Author R.K. Slade proves he knows the logistics and lifestyle of marching band with eight years of experience marching in high school and college. He majored in music theory and composition, which gives him credibility in writing about the complex music history involved in the story.
Though the book is advertised as being about marching band, most of the plot takes place in 1801 Vienna. The story progresses to encompass Rigby’s emotional development and slowly introduces the villain, then leaves room for the plot to continue into the second installment that will be released later. The marching band only makes an appearance in the beginning and ending parts of the book, but it serves as a driving force behind Rigby’s adventures.

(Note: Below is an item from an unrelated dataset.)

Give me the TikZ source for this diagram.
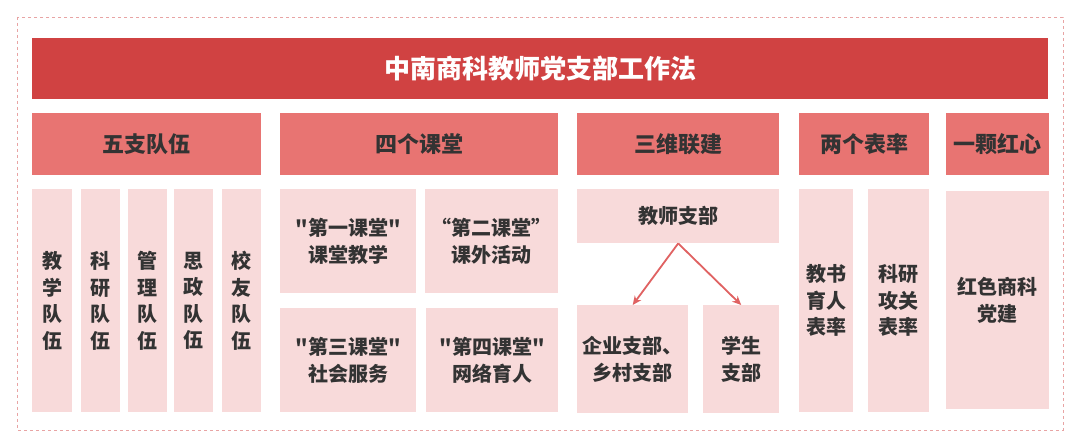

Drum major auditions, mentioned in the beginning of the book and taking place at the very end, provides the characters in the story with motivation and creates tension between them. Although the actual audition process has some minor inconsistencies, the event adds another layer of emotion to the story and provides validation for readers who may find themselves in similar situations as audition season starts to heat up in the spring.
R.K. Slade also runs the “Marching Band is Awesome” social media spaces and merchandise lines. He uses the first part of the book to not-so-subtly promote products and the online platforms. This may irritate some readers and distract from the point of the book, but the “Marching Band is Awesome” line exists as a prominent aspect of many band members’ lives and the mention of it in “Because” simply connects the story more directly to the real world.
Especially in the beginning and ending, the book is littered with marching band inside jokes and themes. The running joke of “one more time!” holds true with any marching ensemble at any level or geographical location, including such universal themes makes the book relatable to any and all “band geeks” who read it. It connects the national band community with the entertaining story while educating them about aspects of music history.
Should you read it?: Yes.
Marching bands get very little representation in mainstream media, and in whatever appearances it does make, it is often portrayed in some kind of false light. Films and TV shows often use high school marching bands as the butt of jokes, perpetuating the stereotype of “nerdy” members. In media that focuses on marching bands as the premise, such as the movie “Drumline,” the activity is portrayed as hyper-competitive and bitterly elitist. “Because” transcends these predetermined boxes by depicting marching band in an accurate light, written by someone who has experienced the activity firsthand.
Most of the reviews on Amazon contain the enthusiastic applause of marching band members across the country, praising the author for creating work that portrayed marching bands in a way that both the community and the general public could relate to. Generally, the book succeeded in accomplishing its goal of uniting the nationwide marching band community and pushing the activity into a more positive and accurate light.